Rede von Dr. Rita Süssmuth
  • Parteizugehörigkeit zum Zeitpunkt der Rede: (CDU)
  • Letzte offizielle eingetragene Parteizugehörigkeit: (CDU)
Es spricht jetzt der Bundesminister der Finanzen, Dr. Theo Waigel.

(Joseph Fischer [Frankfurt] [BÜNDNIS 90/ DIE GRÜNEN]: Es werde Licht!)


  • insert_commentNächste Rede als Kontext
    Rede von Dr. Theodor Waigel


    • Parteizugehörigkeit zum Zeitpunkt der Rede: (None)
    • Letzte offizielle eingetragene Parteizugehörigkeit: (CSU)

    Frau Präsidentin! Meine Damen und Herren! Frau Kollegin Wieczorek-Zeul, Sie haben einen völlig falschen Zusammenhang zwischen der Zielsetzung von Maastricht und der Verwirklichung der Wirtschafts-und Währungsunion und der Konsolidierung hergestellt. Wenn Sie nämlich Konsolidierung kritisieren und sagen, dies stünde nicht im Zusammenhang mit den Zielsetzungen von Maastricht: Warum haben dann die Niederlande konsolidiert? Warum konsolidieren Dänemark und Schweden? Warum haben die Sozialisten in Frankreich ihre Politik der 80er Jahre grundsätzlich umgestellt und sind auf Stabilität umgeschwenkt und haben die Konsolidierung angepackt, sogar im Wissen darum, daß sie die letzte Parlamentswahl verloren haben? Insofern sind Sie die letzten Rückständigen, die von der sozialistischen Völkerwanderung übriggeblieben sind und noch nicht begriffen haben, daß Konsolidierung notwendig ist, um Stabilität und Wachstum zu erreichen.

    (Beifall bei der CDU/CSU und der F.D.P.)

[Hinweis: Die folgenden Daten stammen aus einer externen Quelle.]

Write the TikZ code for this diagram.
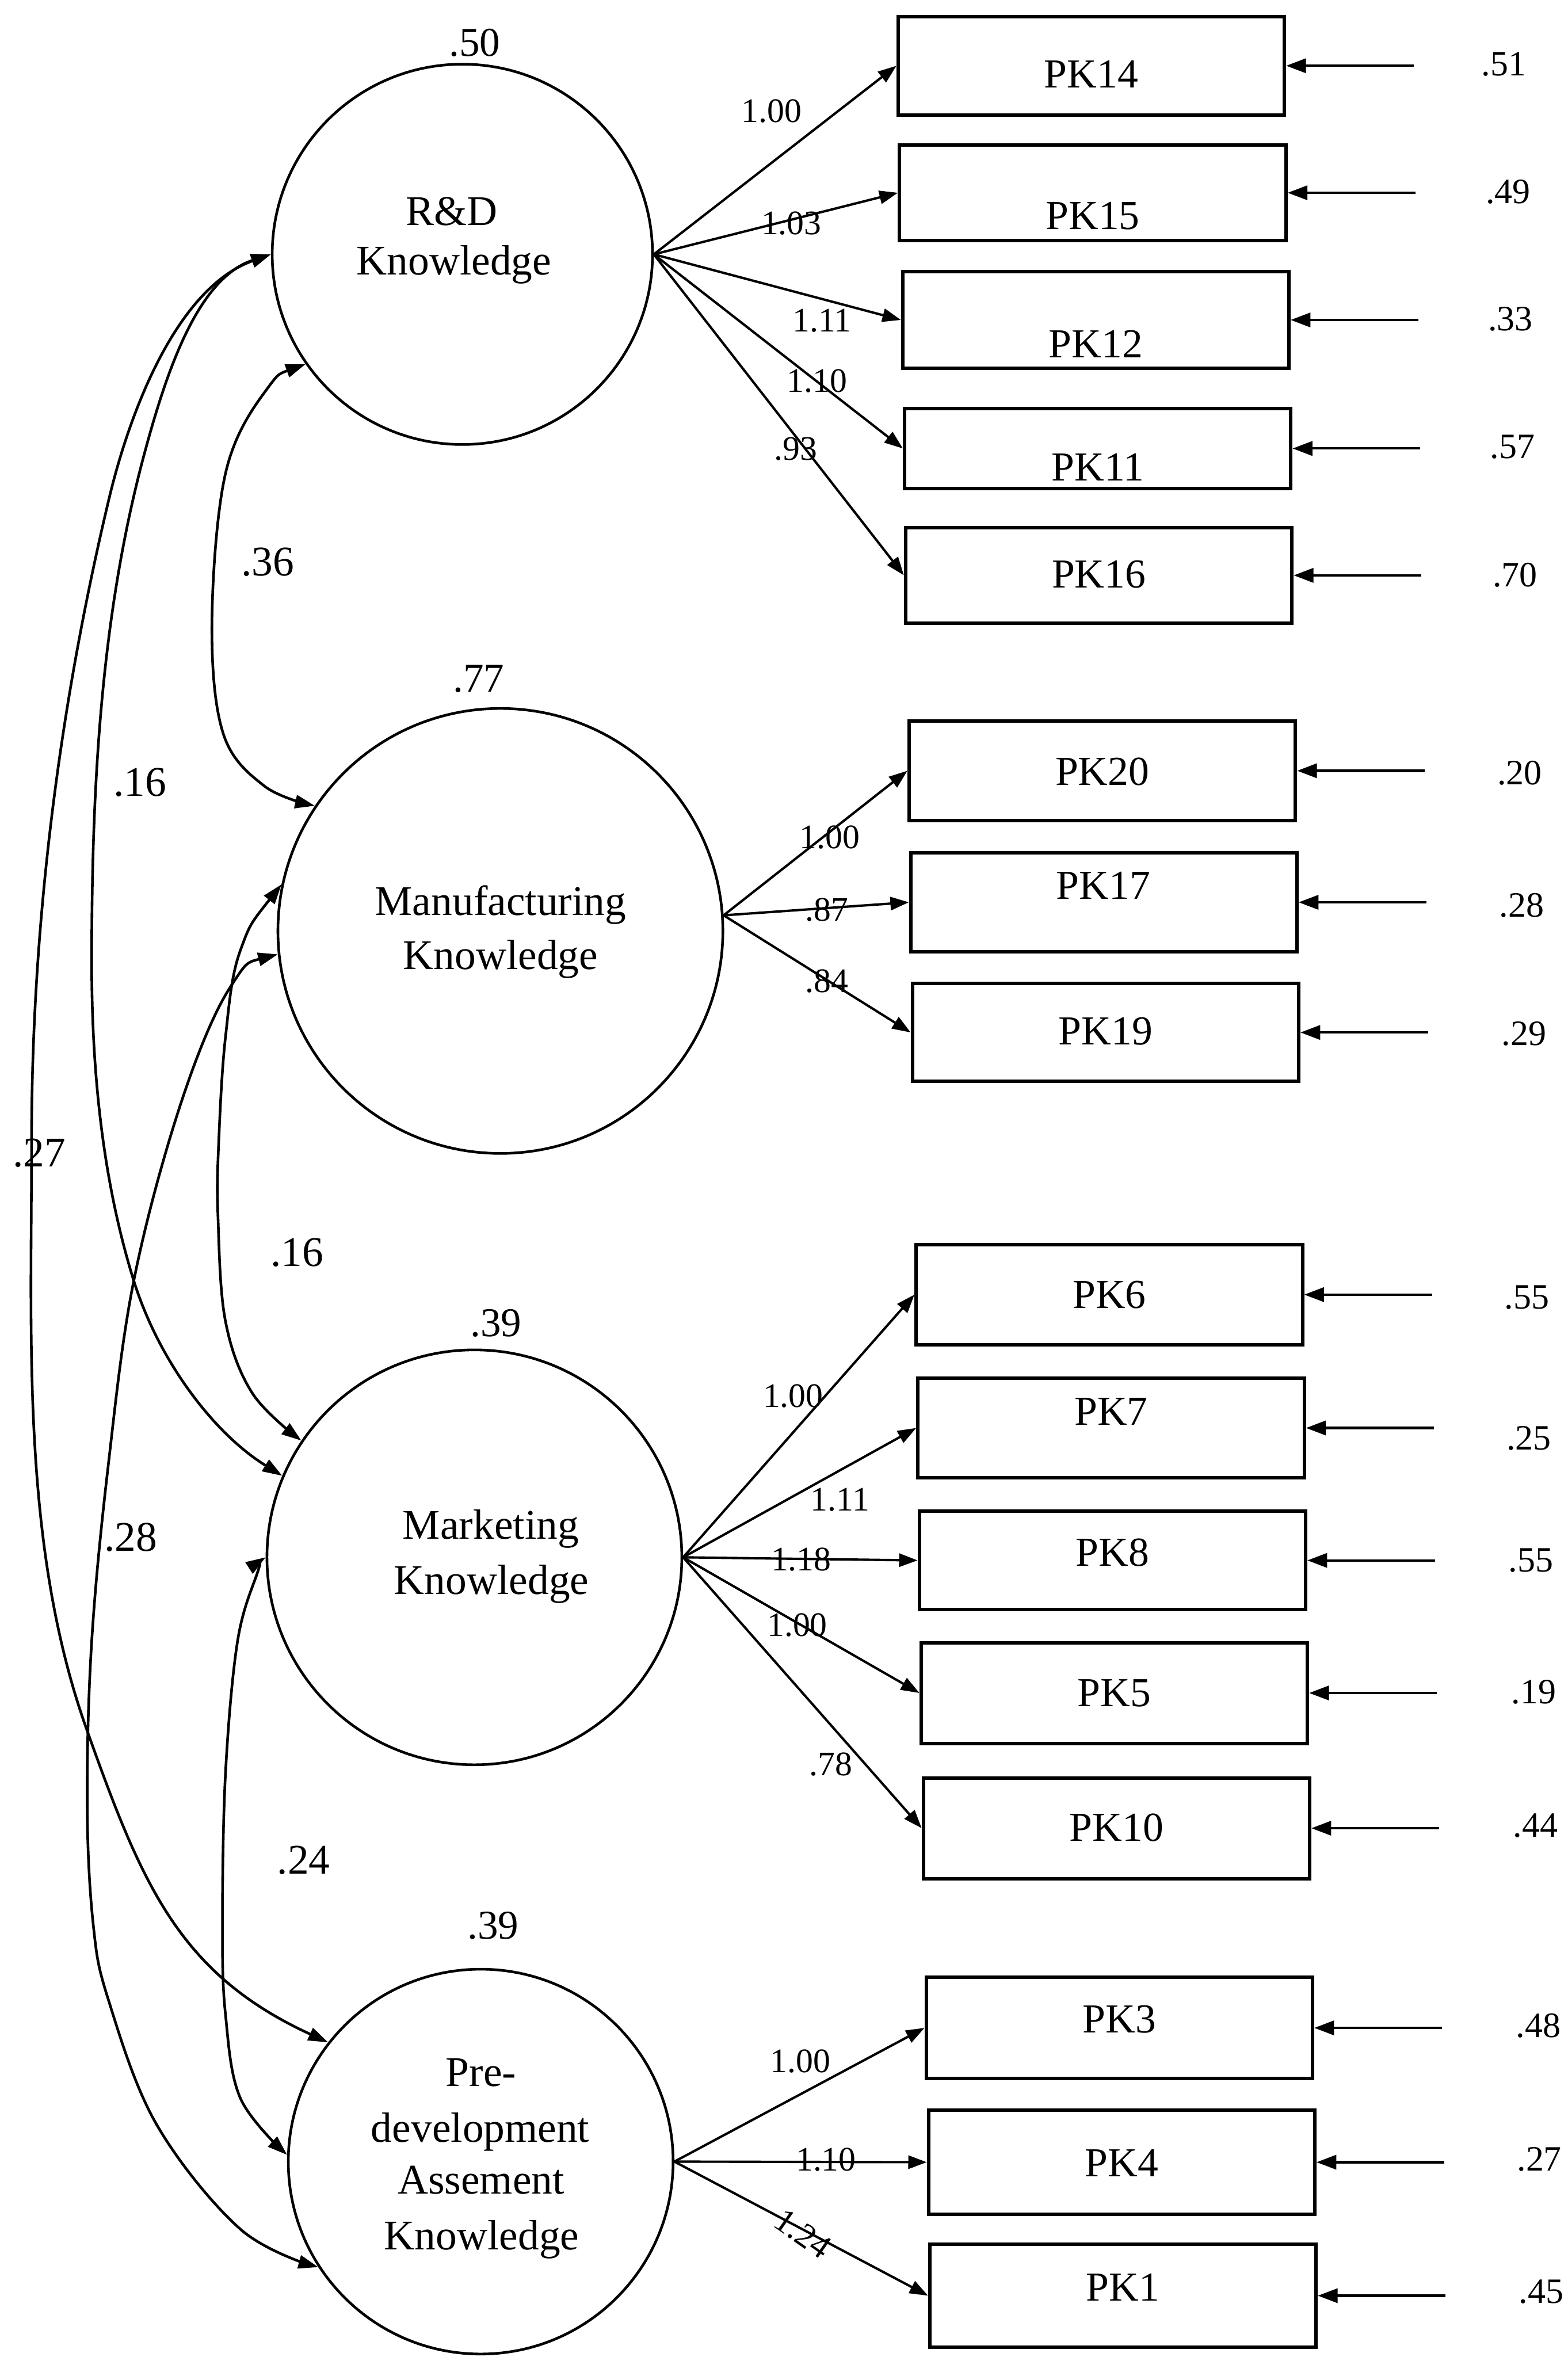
\documentclass[tikz,border=0pt]{standalone}
\usepackage{fontspec}
\setmainfont{Liberation Serif}
\usetikzlibrary{arrows.meta}
\newlength\pxu
\setlength\pxu{0.02cm}
\begin{document}
\begin{tikzpicture}[
  x=0.02cm, y=-0.02cm,
  latent/.style={circle, draw, line width=1pt, inner sep=0pt, minimum size=#1},
  obs/.style={rectangle, draw, line width=1.3pt, inner sep=0pt, minimum width=257\pxu, minimum height=#1},
  lattext/.style={anchor=base, inner sep=0pt, font=\fontsize{16}{19}\selectfont},
  obstext/.style={anchor=base, inner sep=0pt, font=\fontsize{15.6}{18}\selectfont},
  loadlbl/.style={anchor=base, inner sep=0pt, font=\fontsize{13}{15}\selectfont},
  errlbl/.style={anchor=base, inner sep=0pt, font=\fontsize{13.5}{16}\selectfont},
  varlbl/.style={anchor=base, inner sep=0pt, font=\fontsize{15.5}{18}\selectfont},
  corlbl/.style={anchor=base, inner sep=0pt, font=\fontsize{16}{19}\selectfont},
  loading/.style={line width=0.9pt, -{Triangle[length=7pt,width=5pt]}},
  errpath/.style={line width=0.9pt, -{Triangle[length=7.5pt,width=5.4pt]}},
  covpath/.style={line width=1pt, {Triangle[length=7.5pt,width=5pt]}-{Triangle[length=7.5pt,width=5pt]}},
]
\path[use as bounding box, fill=white] (0,0) rectangle (1043,1568);

% latent factors
\node[latent=253\pxu] (rd) at (307.6,169.2) {};
\node[latent=296\pxu] (mf) at (332.9,619.3) {};
\node[latent=276\pxu] (mk) at (315.6,1036) {};
\node[latent=256\pxu] (pd) at (319.8,1438) {};

\node[lattext] (rdA) at (300.5,150) {R\&D};
\node[lattext] (rdB) at (302,182.9) {Knowledge};
\node[lattext] (mfA) at (333,608.9) {Manufacturing};
\node[lattext] (mfB) at (333,644.9) {Knowledge};
\node[lattext] (mkA) at (326.5,1024) {Marketing};
\node[lattext] (mkB) at (327,1060.5) {Knowledge};
\node[lattext] (pdA) at (320,1388) {Pre-};
\node[lattext] (pdB) at (319.5,1425) {development};
\node[lattext] (pdC) at (320,1459.5) {Assement};
\node[lattext] (pdD) at (320.5,1496.5) {Knowledge};

% factor variances
\node[varlbl] (rdv) at (315.8,37.2) {.50};
\node[varlbl] (mfv) at (318.4,460.3) {.77};
\node[varlbl] (mkv) at (330,889) {.39};
\node[varlbl] (pdv) at (328,1290) {.39};

% indicators
\node[obs=65.5\pxu] (pk14) at (726,43.75) {};
\node[obs=63.5\pxu] (pk15) at (727,128.25) {};
\node[obs=64.3\pxu] (pk12) at (729,212.85) {};
\node[obs=53.3\pxu] (pk11) at (730.3,298.35) {};
\node[obs=63.5\pxu] (pk16) at (731,382.75) {};
\node[obs=66\pxu] (pk20) at (733.3,512.75) {};
\node[obs=65.5\pxu] (pk17) at (734.3,600.25) {};
\node[obs=65\pxu] (pk19) at (735.5,686.85) {};
\node[obs=66.7\pxu] (pk6) at (738,861.25) {};
\node[obs=66\pxu] (pk7) at (739.2,949.95) {};
\node[obs=65.5\pxu] (pk8) at (740.1,1038.05) {};
\node[obs=67\pxu] (pk5) at (741.3,1126.25) {};
\node[obs=67\pxu] (pk10) at (742.8,1216.2) {};
\node[obs=67.3\pxu] (pk3) at (744.7,1349.05) {};
\node[obs=69\pxu] (pk4) at (746.2,1438.4) {};
\node[obs=68.4\pxu] (pk1) at (747.1,1527.2) {};

\node[obstext] (pk14t) at (726,58.5) {PK14};
\node[obstext] (pk15t) at (727,152.5) {PK15};
\node[obstext] (pk12t) at (729,237.8) {PK12};
\node[obstext] (pk11t) at (730.3,320) {PK11};
\node[obstext] (pk16t) at (731,391) {PK16};
\node[obstext] (pk20t) at (733.3,522.2) {PK20};
\node[obstext] (pk17t) at (734,598.2) {PK17};
\node[obstext] (pk19t) at (735.5,694.8) {PK19};
\node[obstext] (pk6t) at (738,870.3) {PK6};
\node[obstext] (pk7t) at (739.2,948) {PK7};
\node[obstext] (pk8t) at (740.1,1041.8) {PK8};
\node[obstext] (pk5t) at (741.3,1135.4) {PK5};
\node[obstext] (pk10t) at (742.8,1224.7) {PK10};
\node[obstext] (pk3t) at (744.7,1352.3) {PK3};
\node[obstext] (pk4t) at (746.2,1448) {PK4};
\node[obstext] (pk1t) at (747.1,1530.5) {PK1};

% loadings
\draw[loading] (rd.east) -- (pk14.west);
\draw[loading] (rd.east) -- (pk15.west);
\draw[loading] (rd.east) -- (pk12.west);
\draw[loading] (rd.east) -- (pk11.west);
\draw[loading] (rd.east) -- (pk16.west);
\draw[loading] (mf.4) -- (pk20.west);
\draw[loading] (mf.4) -- (pk17.west);
\draw[loading] (mf.4) -- (pk19.west);
\draw[loading] (mk.east) -- (pk6.west);
\draw[loading] (mk.east) -- (pk7.west);
\draw[loading] (mk.east) -- (pk8.west);
\draw[loading] (mk.east) -- (pk5.west);
\draw[loading] (mk.east) -- (pk10.west);
\draw[loading] (pd.east) -- (pk3.west);
\draw[loading] (pd.east) -- (pk4.west);
\draw[loading] (pd.east) -- (pk1.west);

\node[loadlbl] (l14) at (513.4,81.4) {1.00};
\node[loadlbl] (l15) at (526.5,156) {1.03};
\node[loadlbl] (l12) at (546.8,220.7) {1.11};
\node[loadlbl] (l11) at (543.6,260.7) {1.10};
\node[loadlbl] (l16) at (529.4,306.2) {.93};
\node[loadlbl] (l20) at (552,564.6) {1.00};
\node[loadlbl] (l17) at (550,612.7) {.87};
\node[loadlbl] (l19) at (550,660) {.84};
\node[loadlbl] (l6) at (527.6,936) {1.00};
\node[loadlbl] (l7) at (558.9,1005) {1.11};
\node[loadlbl] (l8) at (533,1045) {1.18};
\node[loadlbl] (l5) at (530.4,1088.5) {1.00};
\node[loadlbl] (l10) at (552.8,1181) {.78};
\node[loadlbl] (l3) at (532.5,1378.6) {1.00};
\node[loadlbl] (l4) at (549.5,1444) {1.10};
\node[loadlbl, anchor=center, rotate=-35] (l1) at (534,1486) {1.24};

% measurement errors
\foreach \b in {pk14,pk15,pk12,pk11,pk16,pk20,pk17,pk19,pk6,pk7,pk8,pk5,pk10,pk3,pk4,pk1}
  \draw[errpath] ([xshift=85\pxu]\b.east) -- (\b.east);

\node[errlbl] (e14) at (1000.5,50.5) {.51};
\node[errlbl] (e15) at (1003.4,135.2) {.49};
\node[errlbl] (e12) at (1004.8,219.9) {.33};
\node[errlbl] (e11) at (1006.2,304.8) {.57};
\node[errlbl] (e16) at (1007.9,390.3) {.70};
\node[errlbl] (e20) at (1011,522.1) {.20};
\node[errlbl] (e17) at (1012.4,609.9) {.28};
\node[errlbl] (e19) at (1013.9,695.5) {.29};
\node[errlbl] (e6) at (1015.8,870.6) {.55};
\node[errlbl] (e7) at (1017.1,964.6) {.25};
\node[errlbl] (e8) at (1018.4,1045.6) {.55};
\node[errlbl] (e5) at (1020.3,1133.4) {.19};
\node[errlbl] (e10) at (1021.6,1222.2) {.44};
\node[errlbl] (e3) at (1023.5,1355.5) {.48};
\node[errlbl] (e4) at (1024.1,1444.2) {.27};
\node[errlbl] (e1) at (1025.4,1532.3) {.45};

% factor covariances
\draw[covpath] plot[smooth, tension=0.6] coordinates
  {(rd.215) (176,261) (150,315) (141,414) (148.5,488) (176,523) (mf.146)};
\draw[covpath] (rd.180)
  .. controls (130.6,185.4) and (109.8,250.8) .. (96,302)
  .. controls (66.6,411.2) and (61,527) .. (61,640)
  .. controls (61,711) and (67.9,784.2) .. (89,852)
  .. controls (105.3,904.5) and (141.7,953.3) .. (mk.157);
\draw[covpath] (rd.180)
  .. controls (119,191) and (87,270) .. (72,334)
  .. controls (39,473) and (21,617) .. (21,760)
  .. controls (21,890) and (14,1027.5) .. (57.5,1150)
  .. controls (94.4,1253.6) and (118.8,1313) .. (pd.142);
\draw[covpath] plot[smooth, tension=0.6] coordinates
  {(mf.168) (160,632) (150,690) (145.5,760) (145,809) (150,879) (168,927) (mk.146)};
\draw[covpath] plot[smooth, tension=0.6] coordinates
  {(mf.186) (153,657) (120,735) (89,852) (72,975) (61,1092) (58,1200) (62,1280) (72,1330) (104,1413) (160,1483) (pd.213)};
\draw[covpath] plot[smooth, tension=0.6] coordinates
  {(mk.180) (171,1047) (158,1092) (150,1180) (148,1280) (150,1340) (160,1396) (pd.178)};

\node[corlbl] (c1) at (178,383) {.36};
\node[corlbl] (c2) at (93,529.8) {.16};
\node[corlbl] (c3) at (26,776) {.27};
\node[corlbl] (c4) at (197.6,842.3) {.16};
\node[corlbl] (c5) at (87,1032) {.28};
\node[corlbl] (c6) at (202,1246.5) {.24};
\end{tikzpicture}
\end{document}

    Ihr früherer Finanzminister Hans Apel hat mir gestern zugesagt, daß er einige Autorenexemplare an die Spitzenpolitiker der SPD versenden wird. Er war allerdings bei der Vorstellung seines Buches nicht sicher, ob das bei einigen von Ihnen Sinn macht; denn dazu gehöre eine gewisse Aufnahmefähigkeit. Die scheint nicht mehr voll gegeben zu sein.

    (Beifall bei Abgeordneten der CDU/CSU)

    Wenn Sie nämlich in seinem Buch nachlesen, dann werden Sie erkennen, daß Konsolidierung und Defizitbekämpfung auch zum Dogma und zu der Wegweisung von Hans Apel gehören und daß es zu dem Weg keine Alternative gibt.
    Es ist schon ein starkes Stück, am Vormittag einer Diskussion die Konsolidierung anzugreifen und am Nachmittag die Defizite zu beklagen, wie es heute sicher wieder stattfinden wird. Das ist eine unehrliche Politik.

    (Beifall bei der CDU/CSU)

    Sie haben Helmut Schmidt zitiert. Ich respektiere das Engagement von Helmut Schmidt für Europa sehr. Er tut dies - obwohl wir in manchen Dingen anderer Meinung sind - mit großer Überzeugung und mit großer Autorität. Dafür bin ich ihm dankbar. Nur, Sie müßten schon noch wissen, Frau Wieczorek-Zeul, was Helmut Schmidt etwa 1980 oder 1981 in einer Fraktionssitzung der SPD gesagt hat.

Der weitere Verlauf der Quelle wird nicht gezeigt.